You bought your house with its unfinished basement assuming it would suffice as a storage and laundry area. Now you’re having second thoughts about it. Turning it into a safe, comfortable recreation area seems tempting, but is it a wise decision to finish your basement? Before you decide to redo the underground level of your house, consider these factors.
Reasons you should finish the basement
The most obvious reason you should finish your home’s basement is that it creates more usable, livable space, which you already have the foundation for. If the rest of your house is cramped, especially if your family is growing, a finished basement would provide more elbow room. It has many potential uses: a playroom, a movie theater, an exercise room or an office.
That livable space impacts more than your comfort and convenience: it can impact your home’s value, too. According to Erin Eberlin of The Balance Small Business, a finished basement can add value to your property by functioning as an additional bedroom and/or bathroom, as long as you have at least two forms of egress. If so, you could list your home as having more bedrooms or bathrooms than it did when you bought it, which means you can sell it for more money.

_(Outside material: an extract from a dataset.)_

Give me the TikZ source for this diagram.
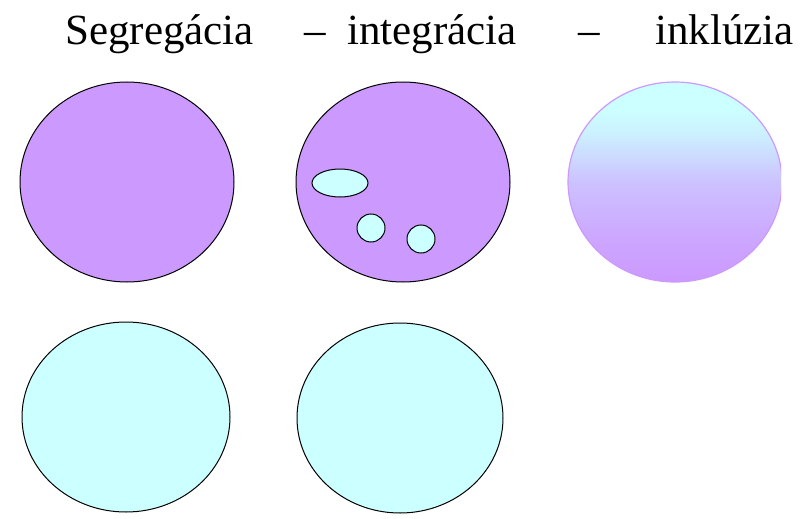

Eberlin also points out that a finished basement is a great way to add onto your house if zoning codes limit above-ground additions on your property. As Owners.com puts it, “Since the basement is already in place, you can increase your home’s living space without the hassle, additional labor and expenses that are common with traditional home addition projects.”
Reasons you should not finish the basement
Just because you can finish your basement doesn’t mean you should. You should carefully, thoughtfully weigh the costs and the payoff before deciding.
For instance, for as much money and time as it will take to finish the basement, will you actually utilize it more than you already do? Those grand dreams you have of hosting parties, entertaining houseguests, creating a hobby room or upgrading your exercise amenities might not be very practical. How will your daily life change so that you will spend more time in the basement?
DoItYourself.com points out your current basement might not be as unusable as you think. You can still throw down area rugs and a couch for a lounge, a pool table or even a futon for sleeping guests. Investing a couple hundred dollars in a rug and a portable room divider might be a wiser option for you.
If you’re sure you’ll use the basement for its new purpose, make sure finishing it is a wise investment. Jeanne Huber of This Old House warns it could take a lot of repairs to prepare your basement for finishing. If condensation forms along the floor or walls, the foundation could not be fully sealed. The floor could sag in areas that would need flattened. The ceiling may not be high enough once you cover up the pipes and wiring with tiles or drywall. If your current unfinished basement isn’t up to snuff, it could be more of a money pit than a value increaser.
If you’re considering finishing your home’s basement, talk with an expert and get a consultation or estimate to see how much money and work it would take to make your dream come true.